(Goal)
Repeat the material below word for word and leave out all pictures.

* BEGIN *

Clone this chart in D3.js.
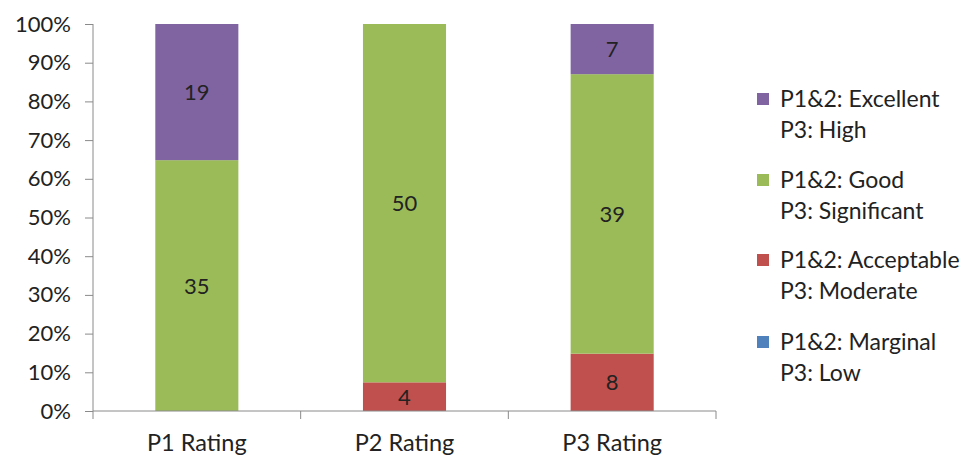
<!DOCTYPE html>
<html>
<head>
<meta charset="utf-8">
<script src="https://cdn.jsdelivr.net/npm/d3@7"></script>
<style>
  html, body { margin: 0; padding: 0; background: #fff; }
  svg { display: block; font-family: Lato, "Open Sans", sans-serif; }
</style>
</head>
<body>
<svg id="chart" width="973" height="459"></svg>
<script>
// Ratings per project phase, counted by level
const categories = ["P1 Rating", "P2 Rating", "P3 Rating"];
const seriesKeys = ["marginal", "acceptable", "good", "excellent"];
const marginal   = [0, 0, 0];
const acceptable = [0, 4, 8];
const good       = [35, 50, 39];
const excellent  = [19, 0, 7];
const legendLines = [
  ["P1&2: Excellent", "P3: High"],
  ["P1&2: Good", "P3: Significant"],
  ["P1&2: Acceptable", "P3: Moderate"],
  ["P1&2: Marginal", "P3: Low"]
];
const legendKeys = ["excellent", "good", "acceptable", "marginal"];
const yTicks = [0, 0.1, 0.2, 0.3, 0.4, 0.5, 0.6, 0.7, 0.8, 0.9, 1];

const colors = {
  excellent: "#8064A2",
  good: "#9BBB59",
  acceptable: "#C0504D",
  marginal: "#4F81BD"
};

const rows = categories.map((c, i) => ({
  cat: c,
  marginal: marginal[i],
  acceptable: acceptable[i],
  good: good[i],
  excellent: excellent[i]
}));

const svg = d3.select("#chart");
const plotLeft = 93, plotRight = 716, plotTop = 24, plotBottom = 411;
const textColor = "#222";

const x = d3.scaleBand().domain(categories).range([plotLeft, plotRight])
  .paddingInner(0.6).paddingOuter(0.3);
const y = d3.scaleLinear().domain([0, 1]).range([plotBottom, plotTop]);

const stack = d3.stack().keys(seriesKeys).offset(d3.stackOffsetExpand);
const layers = stack(rows);

// Bars with count labels centred in each segment
const g = svg.append("g");
layers.forEach(layer => {
  const key = layer.key;
  layer.forEach((seg, i) => {
    const raw = rows[i][key];
    if (!raw) return;
    g.append("rect")
      .attr("x", x(rows[i].cat))
      .attr("width", x.bandwidth())
      .attr("y", y(seg[1]))
      .attr("height", y(seg[0]) - y(seg[1]))
      .attr("fill", colors[key]);
    g.append("text")
      .attr("x", x(rows[i].cat) + x.bandwidth() / 2)
      .attr("y", (y(seg[0]) + y(seg[1])) / 2)
      .attr("dy", "0.36em")
      .attr("text-anchor", "middle")
      .attr("font-size", 22)
      .attr("fill", textColor)
      .text(raw);
  });
});

// Y axis
const yAxis = svg.append("g")
  .attr("transform", `translate(${plotLeft},0)`)
  .call(d3.axisLeft(y).tickValues(yTicks).tickFormat(d3.format(".0%")).tickSize(8).tickPadding(14));
yAxis.selectAll("line, path").attr("stroke", "#8a8a8a");
yAxis.select(".domain").attr("d", `M0,${plotTop}V${plotBottom}`);
yAxis.selectAll("text").attr("font-size", 22).attr("fill", textColor)
  .attr("font-family", "Lato, 'Open Sans', sans-serif");

// X axis with boundary ticks between categories
const xAxisG = svg.append("g").attr("transform", `translate(0,${plotBottom})`);
xAxisG.append("line").attr("x1", plotLeft).attr("x2", plotRight).attr("stroke", "#8a8a8a");
const boundaries = d3.range(categories.length + 1)
  .map(i => plotLeft + i * (plotRight - plotLeft) / categories.length);
xAxisG.selectAll(".bt").data(boundaries).join("line")
  .attr("x1", d => d).attr("x2", d => d).attr("y1", 0).attr("y2", 8)
  .attr("stroke", "#8a8a8a");
xAxisG.selectAll(".cl").data(categories).join("text")
  .attr("x", d => x(d) + x.bandwidth() / 2)
  .attr("y", 40)
  .attr("text-anchor", "middle")
  .attr("font-size", 23.5)
  .attr("fill", textColor)
  .text(d => d);

// Legend
const legendY = [99, 180, 260, 342];
const leg = svg.append("g");
legendKeys.forEach((k, i) => {
  leg.append("rect")
    .attr("x", 757).attr("y", legendY[i] - 6)
    .attr("width", 12).attr("height", 12)
    .attr("fill", colors[k]);
  legendLines[i].forEach((t, j) => {
    leg.append("text")
      .attr("x", 780)
      .attr("y", legendY[i] + 8 + j * 31)
      .attr("font-size", 23)
      .attr("fill", textColor)
      .text(t);
  });
});
</script>
</body>
</html>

* END *

(Response)
Clone this chart in D3.js.
<!DOCTYPE html>
<html>
<head>
<meta charset="utf-8">
<script src="https://cdn.jsdelivr.net/npm/d3@7"></script>
<style>
  html, body { margin: 0; padding: 0; background: #fff; }
  svg { display: block; font-family: Lato, "Open Sans", sans-serif; }
</style>
</head>
<body>
<svg id="chart" width="973" height="459"></svg>
<script>
// Ratings per project phase, counted by level
const categories = ["P1 Rating", "P2 Rating", "P3 Rating"];
const seriesKeys = ["marginal", "acceptable", "good", "excellent"];
const marginal   = [0, 0, 0];
const acceptable = [0, 4, 8];
const good       = [35, 50, 39];
const excellent  = [19, 0, 7];
const legendLines = [
  ["P1&2: Excellent", "P3: High"],
  ["P1&2: Good", "P3: Significant"],
  ["P1&2: Acceptable", "P3: Moderate"],
  ["P1&2: Marginal", "P3: Low"]
];
const legendKeys = ["excellent", "good", "acceptable", "marginal"];
const yTicks = [0, 0.1, 0.2, 0.3, 0.4, 0.5, 0.6, 0.7, 0.8, 0.9, 1];

const colors = {
  excellent: "#8064A2",
  good: "#9BBB59",
  acceptable: "#C0504D",
  marginal: "#4F81BD"
};

const rows = categories.map((c, i) => ({
  cat: c,
  marginal: marginal[i],
  acceptable: acceptable[i],
  good: good[i],
  excellent: excellent[i]
}));

const svg = d3.select("#chart");
const plotLeft = 93, plotRight = 716, plotTop = 24, plotBottom = 411;
const textColor = "#222";

const x = d3.scaleBand().domain(categories).range([plotLeft, plotRight])
  .paddingInner(0.6).paddingOuter(0.3);
const y = d3.scaleLinear().domain([0, 1]).range([plotBottom, plotTop]);

const stack = d3.stack().keys(seriesKeys).offset(d3.stackOffsetExpand);
const layers = stack(rows);

// Bars with count labels centred in each segment
const g = svg.append("g");
layers.forEach(layer => {
  const key = layer.key;
  layer.forEach((seg, i) => {
    const raw = rows[i][key];
    if (!raw) return;
    g.append("rect")
      .attr("x", x(rows[i].cat))
      .attr("width", x.bandwidth())
      .attr("y", y(seg[1]))
      .attr("height", y(seg[0]) - y(seg[1]))
      .attr("fill", colors[key]);
    g.append("text")
      .attr("x", x(rows[i].cat) + x.bandwidth() / 2)
      .attr("y", (y(seg[0]) + y(seg[1])) / 2)
      .attr("dy", "0.36em")
      .attr("text-anchor", "middle")
      .attr("font-size", 22)
      .attr("fill", textColor)
      .text(raw);
  });
});

// Y axis
const yAxis = svg.append("g")
  .attr("transform", `translate(${plotLeft},0)`)
  .call(d3.axisLeft(y).tickValues(yTicks).tickFormat(d3.format(".0%")).tickSize(8).tickPadding(14));
yAxis.selectAll("line, path").attr("stroke", "#8a8a8a");
yAxis.select(".domain").attr("d", `M0,${plotTop}V${plotBottom}`);
yAxis.selectAll("text").attr("font-size", 22).attr("fill", textColor)
  .attr("font-family", "Lato, 'Open Sans', sans-serif");

// X axis with boundary ticks between categories
const xAxisG = svg.append("g").attr("transform", `translate(0,${plotBottom})`);
xAxisG.append("line").attr("x1", plotLeft).attr("x2", plotRight).attr("stroke", "#8a8a8a");
const boundaries = d3.range(categories.length + 1)
  .map(i => plotLeft + i * (plotRight - plotLeft) / categories.length);
xAxisG.selectAll(".bt").data(boundaries).join("line")
  .attr("x1", d => d).attr("x2", d => d).attr("y1", 0).attr("y2", 8)
  .attr("stroke", "#8a8a8a");
xAxisG.selectAll(".cl").data(categories).join("text")
  .attr("x", d => x(d) + x.bandwidth() / 2)
  .attr("y", 40)
  .attr("text-anchor", "middle")
  .attr("font-size", 23.5)
  .attr("fill", textColor)
  .text(d => d);

// Legend
const legendY = [99, 180, 260, 342];
const leg = svg.append("g");
legendKeys.forEach((k, i) => {
  leg.append("rect")
    .attr("x", 757).attr("y", legendY[i] - 6)
    .attr("width", 12).attr("height", 12)
    .attr("fill", colors[k]);
  legendLines[i].forEach((t, j) => {
    leg.append("text")
      .attr("x", 780)
      .attr("y", legendY[i] + 8 + j * 31)
      .attr("font-size", 23)
      .attr("fill", textColor)
      .text(t);
  });
});
</script>
</body>
</html>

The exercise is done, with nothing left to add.